The Trump administration is warning that the far-right Boogaloo movement could be targeting Washington, D.C., to create unrest. The Boogaloo movement is named after a 1980’s breakdancing movie, with its members seeking to incite a civil war in the United States.

The National Capital Region Threat Intelligence Consortium (NTIC) said in a June 15 assessment obtained by Politico that “the District is likely an attractive target for violent adherents of the boogaloo ideology due to the significant presence of US law enforcement entities, and the wide range of First Amendment-Protected events hosted here.”

A June 19 note from the Department of Homeland Security, also obtained by Politico, says “domestic terrorists advocating for the boogaloo very likely will take advantage of any regional or national situation involving heightened fear and tensions to promote their violent extremist ideology and call supporters to action.”

There are generally two factions of the Boogaloo movement. One faction is tied to neo-Nazis, while a newer iteration has a libertarian bent. Both groups want to overthrow the U.S. government and cause American society to collapse. The neo-Nazi wing of the movement wants to start a race war and has cheered on violence following the George Floyd protests.
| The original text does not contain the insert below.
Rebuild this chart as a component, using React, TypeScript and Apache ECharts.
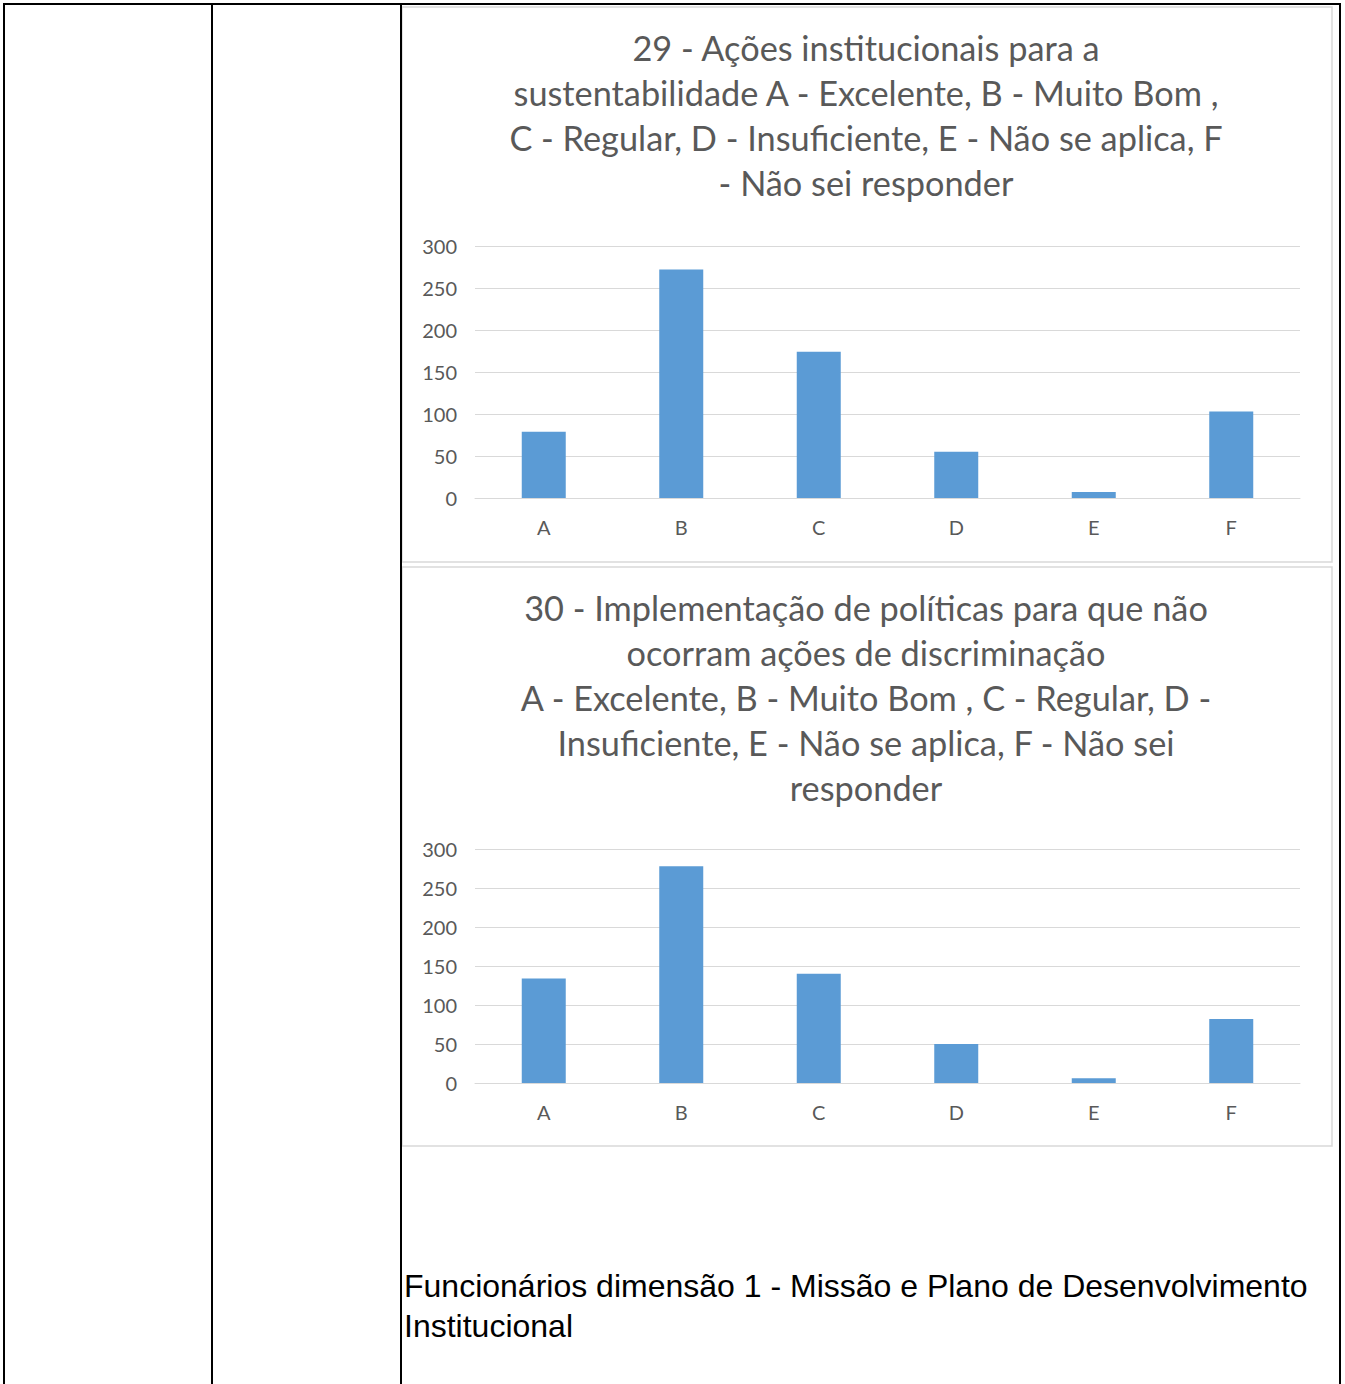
import React, { useEffect, useRef } from "react";
import * as echarts from "echarts";

const categories = ["A", "B", "C", "D", "E", "F"];
const values29 = [79, 272, 174, 55, 7, 103];
const values30 = [134, 278, 140, 50, 6, 82];
const yTicks = { min: 0, max: 300, interval: 50 };

const title29 =
  "29 - Ações institucionais para a\nsustentabilidade A - Excelente, B - Muito Bom ,\nC - Regular, D - Insuficiente, E - Não se aplica, F\n- Não sei responder";
const title30 =
  "30 - Implementação de políticas para que não\nocorram ações de discriminação\nA - Excelente, B - Muito Bom , C - Regular, D -\nInsuficiente, E - Não se aplica, F - Não sei\nresponder";
const footerText =
  "Funcionários dimensão 1 - Missão e Plano de Desenvolvimento\nInstitucional";

const TITLE_FONT = "Lato, 'Open Sans', sans-serif";
const AXIS_FONT = "Lato, 'Open Sans', sans-serif";
const GRAY = "#595959";
const GRID = "#d9d9d9";
const BAR = "#5b9bd5";

export default function App() {
  const ref = useRef<HTMLDivElement>(null);
  useEffect(() => {
    if (!ref.current) return;
    const chart = echarts.init(ref.current, null, { renderer: "svg" });
    const mkX = (gridIndex: number) => ({
      type: "category",
      gridIndex,
      data: categories,
      axisLine: { show: true, lineStyle: { color: GRID, width: 1 } },
      axisTick: { show: false },
      axisLabel: { color: GRAY, fontSize: 20, fontFamily: AXIS_FONT, margin: 19 },
    });
    const mkY = (gridIndex: number) => ({
      type: "value",
      gridIndex,
      min: yTicks.min,
      max: yTicks.max,
      interval: yTicks.interval,
      axisLine: { show: false },
      axisTick: { show: false },
      splitLine: { lineStyle: { color: GRID, width: 1 } },
      axisLabel: { color: GRAY, fontSize: 20, fontFamily: AXIS_FONT, margin: 18 },
    });
    const titleStyle = {
      color: GRAY,
      fontSize: 34.3,
      lineHeight: 45,
      fontWeight: "normal",
      fontFamily: TITLE_FONT,
    };
    chart.setOption({
      animation: false,
      backgroundColor: "#ffffff",
      title: [
        { text: title29, left: 866, top: 25, textAlign: "center", padding: 0, textStyle: titleStyle },
        { text: title30, left: 866, top: 585, textAlign: "center", padding: 0, textStyle: titleStyle },
      ],
      grid: [
        { left: 475, width: 825, top: 246, height: 252 },
        { left: 475, width: 825, top: 849, height: 234 },
      ],
      xAxis: [mkX(0), mkX(1)],
      yAxis: [mkY(0), mkY(1)],
      series: [
        { type: "bar", xAxisIndex: 0, yAxisIndex: 0, data: values29, barWidth: 44, itemStyle: { color: BAR } },
        { type: "bar", xAxisIndex: 1, yAxisIndex: 1, data: values30, barWidth: 44, itemStyle: { color: BAR } },
      ],
      graphic: [
        { type: "rect", z: -10, shape: { x: 402, y: 7, width: 930, height: 555 }, style: { fill: "#ffffff", stroke: GRID, lineWidth: 1.5 } },
        { type: "rect", z: -10, shape: { x: 402, y: 567, width: 930, height: 579 }, style: { fill: "#ffffff", stroke: GRID, lineWidth: 1.5 } },
        { type: "rect", shape: { x: 3, y: 3, width: 1338, height: 2 }, style: { fill: "#000" } },
        { type: "rect", shape: { x: 3, y: 3, width: 2, height: 1381 }, style: { fill: "#000" } },
        { type: "rect", shape: { x: 211, y: 3, width: 2, height: 1381 }, style: { fill: "#000" } },
        { type: "rect", shape: { x: 400, y: 3, width: 2, height: 1381 }, style: { fill: "#000" } },
        { type: "rect", shape: { x: 1339, y: 3, width: 2, height: 1381 }, style: { fill: "#000" } },
        {
          type: "text",
          x: 404,
          y: 1266,
          style: {
            text: footerText,
            fill: "#000",
            fontSize: 32,
            lineHeight: 40,
            fontFamily: "'Liberation Sans', Arial, sans-serif",
            textVerticalAlign: "top",
          },
        },
      ],
    });
    return () => chart.dispose();
  }, []);
  return (
    <div
      ref={ref}
      style={{ position: "absolute", left: 0, top: 0, width: 1345, height: 1384, background: "#fff" }}
    />
  );
}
The other faction of the movement has a radical libertarian ideology, with members wielding assault weapons and wearing Hawaiian shirts. They have sometimes tried to incite violence against the police during the Floyd protests.

"The earlier boogaloos were white supremacist," J.J. MacNab, a research fellow at George Washington University’s Program on Extremism, told USA Today. "The ones that came later did not inherit that side of the belief system. Most of them aren’t even aware of white supremacy in subsets of the movement until they read it in the newspapers. A vast majority on Facebook are adamantly against it."

In California, an alleged Boogaloo member, 32-year-old Steven Carrillo, was charged this week after he allegedly joined an accomplice to kill a federal protective services officer in Oakland, California, during the Floyd protests. In Las Vegas, three men tied to the group were arrested this week for trying to destroy federal government property during the demonstrations and for possessing Molotov cocktails.

Various far-right groups have emerged in recent years. The Proud Boys group was founded by commentator Gavin McInnes and has become a white supremacist organization, with Proud Boys members attending the 2017 Unite The Right event in Charlottesville, Virginia. The Base, a white-supremacist hate group, was formed in 2018 and has organized attacks on synagogues in Wisconsin and Michigan.

In February, the Federal Bureau of Investigation elevated its assessment of racially motivated extremists to a “national threat priority” for the 2020 fiscal year.